In the next lines following this quoted material he’s specifically talking about the parents of residents from MTS and the wider collective of parents of disabled children and adults, not disabled people themselves—but this phrase becomes complicated when we realize Babbidge’s own experiences with disability. In a Hartford Courant article, “Babbidge Dies; Former UConn President Was Author, Collector,” William Cockerham writes, “Babbidge also had a handicap. When he was a child, he was looking out of a bedroom window at some older children playing ball when the ball came through the glass, destroying the vision in his left eye.” How does Babbidge’s relationship to disability work with his status as University President? And most especially, in his connection to the Mansfield Training School during these years – where some residents were also identified as “blind” along with “mentally defective.”  

There have yet to be any specific narratives from Babbidge himself discussing his relationship to disability, but historically, Babbidge was a key figure in Deaf history and “The Babbidge Report” to Congress on the “dismal failure” of oralism. In an article from Gallaudet Press, the findings of the Babbidge report “coupled with the Vocational Education Act Amendments of vocational rehabilitation funding of postsecondary deaf and hard of hearing students during the 1960s, Section 504 of the Rehabilitation Act of 1973 (equal access to communication, interpreter training), PL 94-142 (Education for All Handicapped Children Act of 1975), and now the Individuals with Disabilities Education Act of 1990 (IDEA) all contributed to the expanded changes in educational options for deaf and hard of hearing youngsters of public school age.” 

With such a large role in both Deaf history and in the history at MTS—Babbidge’s position as being both frustrated and angered by society’s current treatment of people with disabilities makes sense. For him, and many other parents at MTS, the institution itself was viewed as “progressive,” yet, still continued to use deficit-based language and curative models when addressing disability, in practice, conversations, public relations, etc.  

While parent advocacy played an important role in advocacy, the image offered by Babbidge of these parents being tortured by society’s ideals contributes to language that we see as being harmful today that de-centers disabled people in advocacy movements. Babbidge continues this thread by saying:

The dark days of ignorance and indifference are behind us; we have moved out of backward old fashioned institutionalization into the mainstream of community life. We have public support. We have enlightened vigorous leadership. We have a University nearby that wants to help. All systems are go.

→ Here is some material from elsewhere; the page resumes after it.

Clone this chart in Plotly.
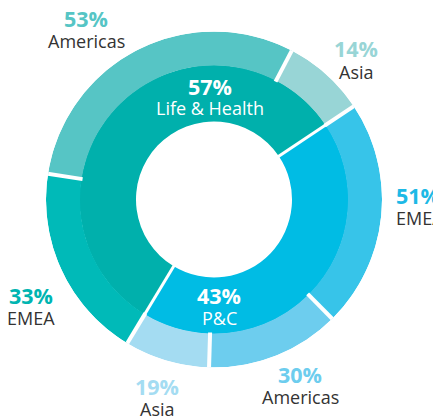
import plotly.graph_objects as go

# ---------------- data ----------------
segments = ["P&C", "Life & Health"]
segment_share = [43, 57]

pc_regions = ["EMEA", "Americas", "Asia"]
pc_region_share = [51, 30, 19]

lh_regions = ["EMEA", "Americas", "Asia"]
lh_region_share = [33, 53, 14]

# ---------------- style ----------------
segment_colors = ["#00bce4", "#00b0ac"]
pc_colors = ["#37c4e9", "#6dcdee", "#a4dcf2"]
lh_colors = ["#00bab8", "#56c5c5", "#98d5d6"]
pc_text_colors = ["#1db9e6", "#6dcdee", "#a4dcf2"]
lh_text_colors = ["#00b5b1", "#56c5c5", "#98d5d6"]

OFF = 8                      # page body margin of the browser
W, H = 441 - OFF, 417 - OFF
START = 56.3                 # angle (deg, clockwise from 12 o'clock) where P&C starts
R_HOLE, R_MID, R_OUT = 78, 134, 168
CX, CY = 214, 199.5          # pixel centre in the page
FONT = "Open Sans"


def px(x, y):
    return (x - OFF) / W, 1 - (y - OFF) / H


# ---------------- geometry from data ----------------
inner_theta, inner_width = [], []
outer_theta, outer_width, outer_colors = [], [], []
inner_bounds, outer_bounds = [], []
cum = START
for seg, share, sub_share, sub_cols in zip(
        segments, segment_share, [pc_region_share, lh_region_share], [pc_colors, lh_colors]):
    span = share * 3.6
    inner_theta.append(cum + span / 2)
    inner_width.append(span)
    inner_bounds.append(cum)
    sub_cum = cum
    for i, (s, c) in enumerate(zip(sub_share, sub_cols)):
        sspan = span * s / 100
        outer_theta.append(sub_cum + sspan / 2)
        outer_width.append(sspan)
        outer_colors.append(c)
        if i > 0:
            outer_bounds.append(sub_cum)
        sub_cum += sspan
    cum += span

fig = go.Figure()
fig.add_trace(go.Barpolar(
    theta=inner_theta, width=inner_width,
    r=[R_MID - R_HOLE + 0.5] * len(inner_theta), base=[R_HOLE] * len(inner_theta),
    marker=dict(color=segment_colors, line=dict(width=0)),
    hoverinfo="skip"))
fig.add_trace(go.Barpolar(
    theta=outer_theta, width=outer_width,
    r=[R_OUT - R_MID] * len(outer_theta), base=[R_MID] * len(outer_theta),
    marker=dict(color=outer_colors, line=dict(width=0)),
    hoverinfo="skip"))

# white separators
gr, gt = [], []
for a in inner_bounds:
    gr += [R_HOLE - 2, R_MID + 1, None]
    gt += [a, a, None]
fig.add_trace(go.Scatterpolar(r=gr, theta=gt, mode="lines",
                              line=dict(color="white", width=3), hoverinfo="skip"))
gr, gt = [], []
for a in inner_bounds + outer_bounds:
    gr += [R_MID - 1, R_OUT + 2, None]
    gt += [a, a, None]
fig.add_trace(go.Scatterpolar(r=gr, theta=gt, mode="lines",
                              line=dict(color="white", width=4), hoverinfo="skip"))

annotations = []


def label(x, y, pct, name, pct_color, name_color, anchor="center"):
    ax, ay = px(x, y)
    annotations.append(dict(x=ax, y=ay, xref="paper", yref="paper", xanchor=anchor,
                            yanchor="middle", showarrow=False, text="<b>%d%%</b>" % pct,
                            font=dict(family=FONT, size=21.5, color=pct_color)))
    ax, ay = px(x, y + 22.5)
    annotations.append(dict(x=ax, y=ay, xref="paper", yref="paper", xanchor=anchor,
                            yanchor="middle", showarrow=False, text=name,
                            font=dict(family=FONT, size=18, color=name_color)))


# inner labels
label(210, 86, segment_share[1], segments[1], "white", "white")
label(219, 295, segment_share[0], segments[0], "white", "white")
# outer labels
dark = "#333333"
label(394, 195, pc_region_share[0], pc_regions[0], pc_text_colors[0], dark, anchor="left")
label(300, 374, pc_region_share[1], pc_regions[1], pc_text_colors[1], dark)
label(157, 386, pc_region_share[2], pc_regions[2], pc_text_colors[2], dark)
label(31, 295, lh_region_share[0], lh_regions[0], lh_text_colors[0], dark)
label(86, 18, lh_region_share[1], lh_regions[1], lh_text_colors[1], dark)
label(356, 49, lh_region_share[2], lh_regions[2], lh_text_colors[2], dark)

x0, y1 = px(CX - R_OUT, CY - R_OUT)
x1, y0 = px(CX + R_OUT, CY + R_OUT)
fig.update_layout(
    width=W, height=H, margin=dict(l=0, r=0, t=0, b=0),
    paper_bgcolor="white", plot_bgcolor="white", showlegend=False,
    polar=dict(
        domain=dict(x=[x0, x1], y=[y0, y1]),
        bgcolor="white", hole=0, bargap=0,
        radialaxis=dict(range=[0, R_OUT], visible=False),
        angularaxis=dict(visible=False, rotation=90, direction="clockwise"),
    ),
    annotations=annotations,
)

fig.write_html("out.html")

The cycle of institutionalization continues to persist through mass incarceration, “smaller” institutions, and many other ‘fixes’ that have been used to address institutionalization of the 20th century. The days of ignorance have never truly been behind us; it’s still currently with us, and in front of us. As medical, social, policy, governmental, political, justice, and rights-based conversations surrounding disability continue to change, shift, grow, and develop–we are bound to see even earlier versions of advocacy and the language we grow as “outdated.” Understanding this history, in turn, can help better inform our present, and engage us with new models, ideas, and narratives for the future.